Movie review: Downton Abbey

By David Lee Zamora

Special to the Parade


This week, I had to endure one of the most dull, boring, and vanilla films I’ve ever seen, and no, I’m in no way being overdramatic. 

This film morphed my views on cinema and how truly awful a competent film with good acting, plot, and cinematography can be. The film is Downton Abbey, now a stain on my memory that I wish I could undo.

Downton Abbey is a historical drama about a noble family and their servants day-to-day lives as they prepare for the king and queens visit. This leads to the many adventures that take place in the film, from assassination attempts to drugging the king’s own personal chef. 

Unfortunately, all these events play out more like episodes of a television series rather than a film. This is because Downton Abbey was a series, and this film is practically the finale. This is further emphasized by all the characters, with over twenty in total. It felt almost impossible to keep up with any little situation. 

For example, when one of the nobles notices that her jewelry is missing, her maid then confronts the dressmaker and threatens her. Now, to the other people in the theater who watched the show and know this character, this shocked them, but i was left lost and confused. Was I supposed to be worried for this dressmaker who I was introduced to, or was I supposed to hate her? This is my main problem with the film: the characters aren’t introduced for the most part, making it feel like a cinematic game of “Guess who?”

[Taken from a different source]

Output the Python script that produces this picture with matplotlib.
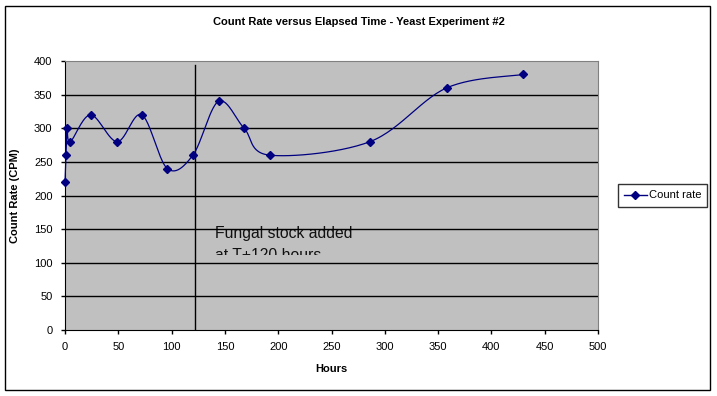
import numpy as np
import matplotlib
matplotlib.use("Agg")
import matplotlib.pyplot as plt
from matplotlib.patches import Rectangle

plt.rcParams['font.family'] = ['Liberation Sans', 'DejaVu Sans']

# data
hours = [0, 1, 2, 5, 24, 49, 72, 96, 120, 144, 168, 192, 286, 358, 430]
count_rate = [220, 260, 300, 280, 320, 280, 320, 240, 260, 340, 300, 260, 280, 360, 380]
fungal_time = 122
x_ticks = list(range(0, 501, 50))
y_ticks = list(range(0, 401, 50))


def smooth(xs, ys, sx, sy, n=30):
    # excel-like smoothed line (catmull-rom) done in screen-ish units
    px = np.array(xs, float) * sx
    py = np.array(ys, float) * sy
    pts = np.column_stack([px, py])
    pts = np.vstack([pts[0], pts, pts[-1]])
    out = []
    for i in range(1, len(pts) - 2):
        p0, p1, p2, p3 = pts[i - 1], pts[i], pts[i + 1], pts[i + 2]
        c1 = p1 + (p2 - p0) / 6
        c2 = p2 - (p3 - p1) / 6
        t = np.linspace(0, 1, n)[:, None]
        seg = (1 - t) ** 3 * p1 + 3 * (1 - t) ** 2 * t * c1 + 3 * (1 - t) * t ** 2 * c2 + t ** 3 * p2
        out.append(seg)
    out = np.vstack(out)
    return out[:, 0] / sx, out[:, 1] / sy


fig = plt.figure(figsize=(7.17, 3.96), dpi=100)
fig.patches.append(Rectangle((5 / 717, 6 / 396), 705 / 717, 384 / 396, transform=fig.transFigure,
                             fill=False, edgecolor='black', linewidth=1))
ax = fig.add_axes([65 / 717, 66 / 396, 533 / 717, 269 / 396])
ax.set_facecolor('#C0C0C0')

for yv in y_ticks[1:-1]:
    ax.axhline(yv, color='black', linewidth=1, zorder=1)
ax.axvline(fungal_time, color='black', linewidth=1, ymax=0.985, zorder=1)

ax.plot(*smooth(hours, count_rate, 533 / 500, 269 / 400), color='#000080', linewidth=0.9,
        zorder=3, clip_on=False)
ax.plot(hours, count_rate, linestyle='none', marker='D', markersize=4.5, color='#000080',
        zorder=4, clip_on=False)
ax.plot([], [], color='#000080', marker='D', markersize=4.5, linewidth=1, label='Count rate')

txt = ax.text(141, 154, 'Fungal stock added\nat T+120 hours', fontsize=11.3, va='top', ha='left',
              color='#111111', linespacing=1.55, zorder=0.5)
clip = Rectangle((138, 111.5), 200, 60, transform=ax.transData)
txt.set_clip_on(True)
txt.set_clip_path(clip)

ax.set_xlim(0, 500)
ax.set_ylim(0, 400)
ax.set_xticks(x_ticks)
ax.set_yticks(y_ticks)
ax.tick_params(labelsize=8, length=3, direction='out', width=1, pad=6)
for s in ['top', 'right']:
    ax.spines[s].set_color('#808080')
for s in ['left', 'bottom']:
    ax.spines[s].set_color('black')

ax.set_xlabel('Hours', fontsize=8, fontweight='bold', labelpad=8)
ax.set_ylabel('Count Rate (CPM)', fontsize=8, fontweight='bold', labelpad=10)
fig.text(359 / 717, 1 - 22 / 396, 'Count Rate versus Elapsed Time - Yeast Experiment #2',
         fontsize=8, fontweight='bold', ha='center', va='center')

leg = ax.legend(loc='center left', bbox_to_anchor=(1.037, 0.5), fontsize=8, frameon=True,
                fancybox=False, edgecolor='black', borderpad=0.55, handlelength=2.1,
                handletextpad=0.15, borderaxespad=0)
leg.get_frame().set_linewidth(1)

fig.savefig('out.png', dpi=100)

To be fair, the film has some good acting. No one feels stiff and they all play their parts rather well. I also thought the scenery was beautiful. All this made the two hour long film somewhat watchable.

I also struggled to see who this film was for, up until I looked around the theater and realized that it was for an older, white audience, in which I clearly had no place in. Literally all but one or two of the jokes flew right over my head but made every one else laugh in delight. Now I know this isn’t the film’s fault, but I think it’s very important to mention. Downton Abbey is for a very niche audience that have seen the show and gotten used to the confusing dialect that the cast uses.

Downton Abbey changed the way I think about films in so many ways. To me, there will never be a film so awful again: it wasted so much potential, with great time period acting that really made you feel that early-1900 English era, but I felt absolutely nothing for these characters. This film is pure garbage and should have never moved from a series to film.